Tariff revisions were accepted by the FERC in 2014 and 2015, and ISO-NE has subsequently developed further changes to its tariff to implement the program. The revised tariff is scheduled to take effect on June 1, 2018.

FERC tech conference on DER aggregation

Monday, April 2, 2018

How should distributed energy resources be allowed to aggregate and participate in organized wholesale electricity markets? How could increased adoption of distributed energy resources affect the bulk power system? U.S. energy regulators have announced a two-day technical conference to be held in April 2018 to discuss these and other issues relating to distributed energy resources.

Distributed energy resources, or DERs, are generally small, geographically dispersed electric resources, installed and operated on the distribution system at voltage levels below the typical bulk power system levels of 100kV. Traditional DERs have featured distributed generation like rooftop solar panels or on-site combined heat and power plants, but the term now encompasses other resources including energy efficiency, microgrids, and even new technologies like energy storage. These distributed energy resources can be cost-effective alternatives to traditional utility infrastructure and business models, and can also have reliability and environmental benefits.

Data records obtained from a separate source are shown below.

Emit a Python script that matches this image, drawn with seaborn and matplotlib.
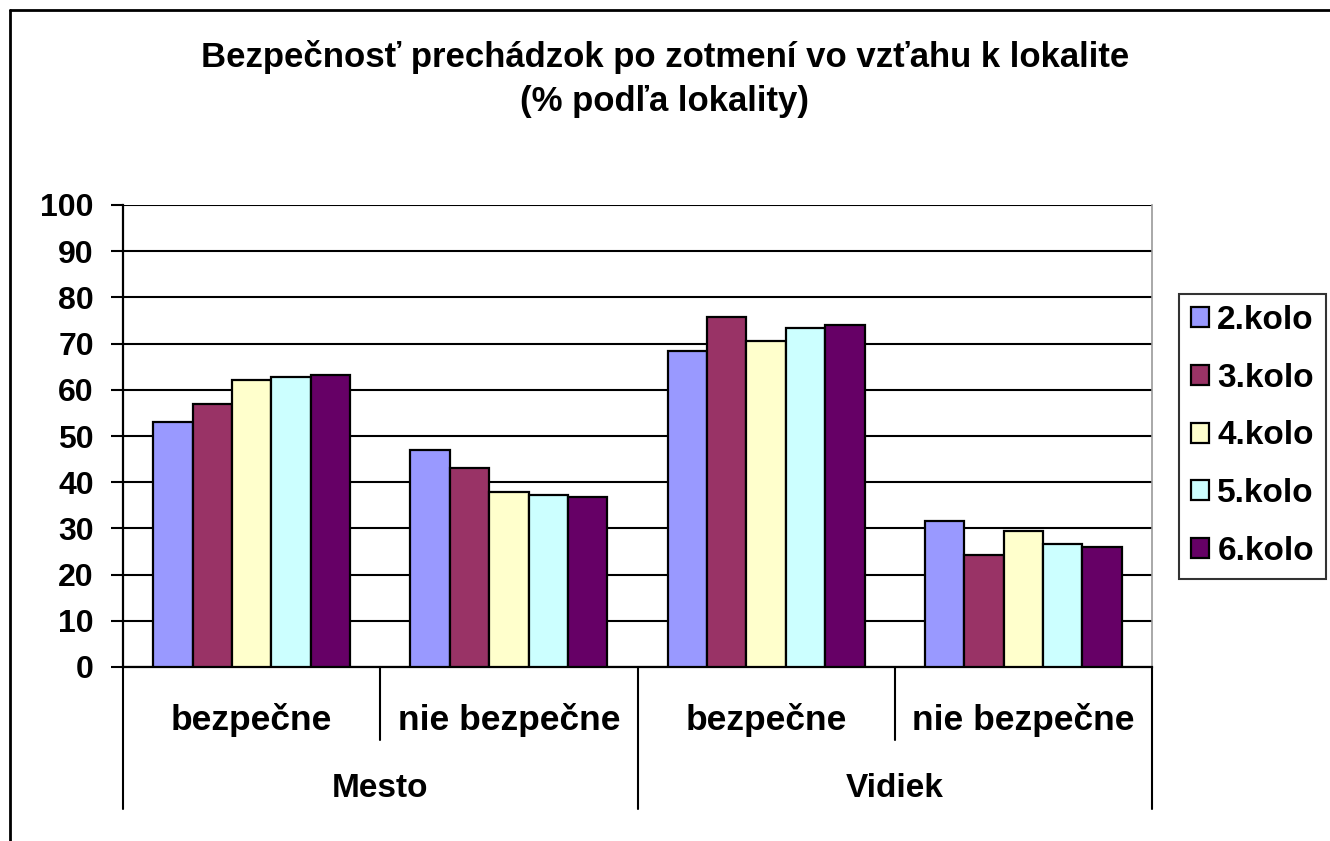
import pandas as pd
import matplotlib.pyplot as plt
import seaborn as sns
from matplotlib.lines import Line2D

sns.set_theme(style="white")
plt.rcParams['font.family'] = ['Liberation Sans', 'DejaVu Sans']
plt.rcParams['font.weight'] = 'bold'
plt.rcParams['text.color'] = 'black'
plt.rcParams['ytick.color'] = 'black'
plt.rcParams['ytick.labelcolor'] = 'black'

lokality = ["Mesto", "Mesto", "Vidiek", "Vidiek"]
odpovede = ["bezpečne", "nie bezpečne", "bezpečne", "nie bezpečne"]
kola = ["2.kolo", "3.kolo", "4.kolo", "5.kolo", "6.kolo"]
kolo2 = [53.0, 47.0, 68.4, 31.6]
kolo3 = [57.0, 43.0, 75.8, 24.2]
kolo4 = [62.1, 37.9, 70.6, 29.4]
kolo5 = [62.7, 37.3, 73.4, 26.6]
kolo6 = [63.2, 36.8, 74.0, 26.0]
farby = ["#9999FF", "#993366", "#FFFFCC", "#CCFFFF", "#660066"]

rows = []
for kolo, vals in zip(kola, [kolo2, kolo3, kolo4, kolo5, kolo6]):
    for i, v in enumerate(vals):
        rows.append({"kat": f"{lokality[i]}|{odpovede[i]}", "kolo": kolo, "pct": v})
df = pd.DataFrame(rows)

fig = plt.figure(figsize=(13.3, 8.41), dpi=100)
ax = fig.add_axes([123 / 1330, 1 - 667 / 841, (1152 - 123) / 1330, (667 - 205) / 841])

sns.barplot(data=df, x="kat", y="pct", hue="kolo", palette=dict(zip(kola, farby)),
            width=0.766, edgecolor="black", linewidth=1.6, saturation=1, ax=ax, zorder=3)

ax.set_ylim(0, 100)
ax.set_xlim(-0.5, 3.5)
ax.set_yticks(range(0, 101, 10))
ax.yaxis.grid(True, color="black", linewidth=1.5, zorder=0)
ax.set_axisbelow(True)
ax.tick_params(axis="y", left=True, length=9, width=1.5, color="black", labelsize=23, pad=12)
ax.set_xticks([])
ax.set_xlabel("")
ax.set_ylabel("")
for s in ["left", "bottom"]:
    ax.spines[s].set_color("black")
    ax.spines[s].set_linewidth(1.6)
ax.spines["top"].set_visible(False)
ax.spines["right"].set_color("#999999")
ax.spines["right"].set_linewidth(1.2)

# viacúrovňová os x
tr = ax.get_xaxis_transform()
for x in [0.5, 2.5]:
    ax.plot([x, x], [0, -0.158], transform=tr, color="black", lw=1.5, clip_on=False)
for x in [-0.5, 1.5, 3.5]:
    ax.plot([x, x], [0, -0.308], transform=tr, color="black", lw=1.5, clip_on=False)
for i, lab in enumerate(odpovede):
    ax.text(i, -0.114, lab, transform=tr, ha="center", va="center", fontsize=25.5, fontweight="bold")
for x, lab in [(0.5, "Mesto"), (2.5, "Vidiek")]:
    ax.text(x, -0.263, lab, transform=tr, ha="center", va="center", fontsize=24, fontweight="bold")

leg = ax.legend(loc="center left", bbox_to_anchor=(1179 / 1330, 1 - 436 / 841),
                bbox_transform=fig.transFigure, frameon=True, fancybox=False,
                fontsize=24, handlelength=0.55, handleheight=0.55, handletextpad=0.25,
                labelspacing=0.8, borderpad=0.35, borderaxespad=0, title=None)
leg.get_frame().set_edgecolor("black")
leg.get_frame().set_linewidth(1.5)
for t in leg.get_texts():
    t.set_fontweight("bold")

fig.text(0.5, 1 - 57 / 841, "Bezpečnosť prechádzok po zotmení vo vzťahu k lokalite",
         ha="center", va="center", fontsize=25, fontweight="bold")
fig.text(0.5, 1 - 101 / 841, "(% podľa lokality)", ha="center", va="center",
         fontsize=25, fontweight="bold")

fig.add_artist(Line2D([10 / 1330, 10 / 1330], [0, 1 - 10 / 841], color="black", lw=2,
                      transform=fig.transFigure))
fig.add_artist(Line2D([10 / 1330, 1], [1 - 10 / 841, 1 - 10 / 841], color="black", lw=2,
                      transform=fig.transFigure))

fig.savefig("out.png", dpi=100, facecolor="white")
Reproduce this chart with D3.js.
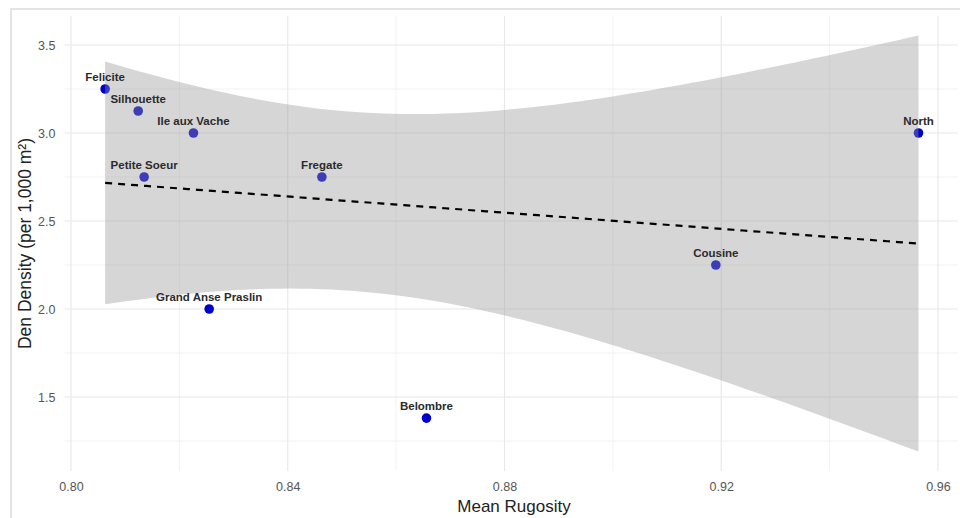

The Federal Energy Regulatory Commission has scheduled a technical conference on DERs for April 10 and 11, 2018. According to a supplemental notice, the Commission hopes to gather additional information to inform its decision on DER aggregation reforms proposed in the Commission's 2016 Notice of Proposed Rulemaking on Electric Storage Participation in Markets Operated by Regional Transmission Organizations and Independent System Operators. The Commission also hopes to gather information on the potential effects of DERs on the bulk power system.